Quarterly growth signals end of recession
The economic performance was 0.4% lower according to raw data and 0.3% lower according to seasonally and calendar adjusted and reconciled data in the 3rd quarter of 2023 than in the same period of the previous year.
The decrease in the economic performance was mostly owing to falls in industry and market services, within which latter mainly in wholesale and retail trade as well as scientific, technical and administrative activities. The good performance of agriculture lowered the reduction.

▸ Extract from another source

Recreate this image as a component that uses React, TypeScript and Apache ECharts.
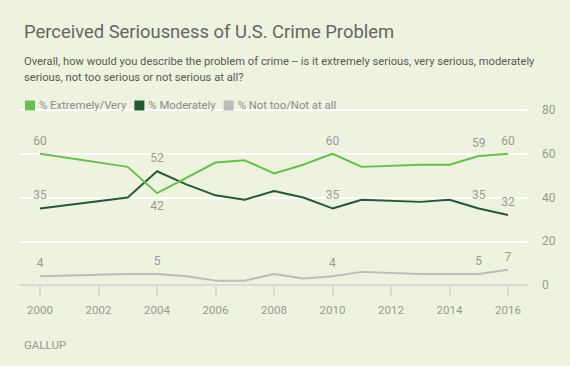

The decrease in the value added of services was partly offset by a significant growth in section human health and social work activities.

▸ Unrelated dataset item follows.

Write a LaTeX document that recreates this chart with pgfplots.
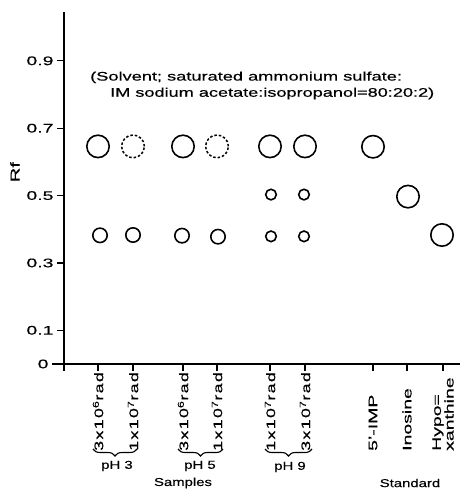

Gross domestic product was 1.2% lower in quarters 1–3 of 2023 according to both raw data and seasonally and calendar adjusted and reconciled data than in the corresponding period of the previous year.
Marton Nagy, the economic development minister, said after the KSH release that restoring economic growth was “the next big task” after having curbed inflation.
The ministry statement said that the economy began growing again in the third quarter, adding that Hungarian growth had outperformed most other EU member states in the quarter.
He said the war in Ukraine and associated sanctions, as well as “profiteering by multinationals”, had battered the economy, businesses and families.
Although quarterly growth was positive, the economy contracted on annual basis, he noted, adding that the government still had work to do. Nagy referred to state-backed targeted loans under various schemes worth the equivalent of up to 1.5 percent of GDP, as well as the Factory Rescue scheme which subsidises energy-intensive businesses and frees companies from unfavourable energy contracts, among other measures.
He said a pick-up in consumer demand was expected and this would contribute to further growth. Real wages were likely to grow again from September, with a 4-5 percent increase next year, his statement said.
Talks on next year’s minimum wage between employers and employees will continue this week, with possible increases as early as this December, he noted.
One obstacle to growth recovery, he said, was high interest rates on the back of the central bank’s base rate exceeding inflation. This, he added, put a drag on consumption and deterred entrepreneurs from investing and developing, so damaging competitiveness and growth.
The economic development ministry, Nagy noted, has drafted a 10-point proposal in order to further increase employment and GDP and further strengthen competitiveness, with a goal for manufacturing to account for 30 percent of GDP by 2030 and the logistics sector to make up 10 percent. By that time, Hungary will have reached 90 percent of the EU level of development, Nagy said in his statement.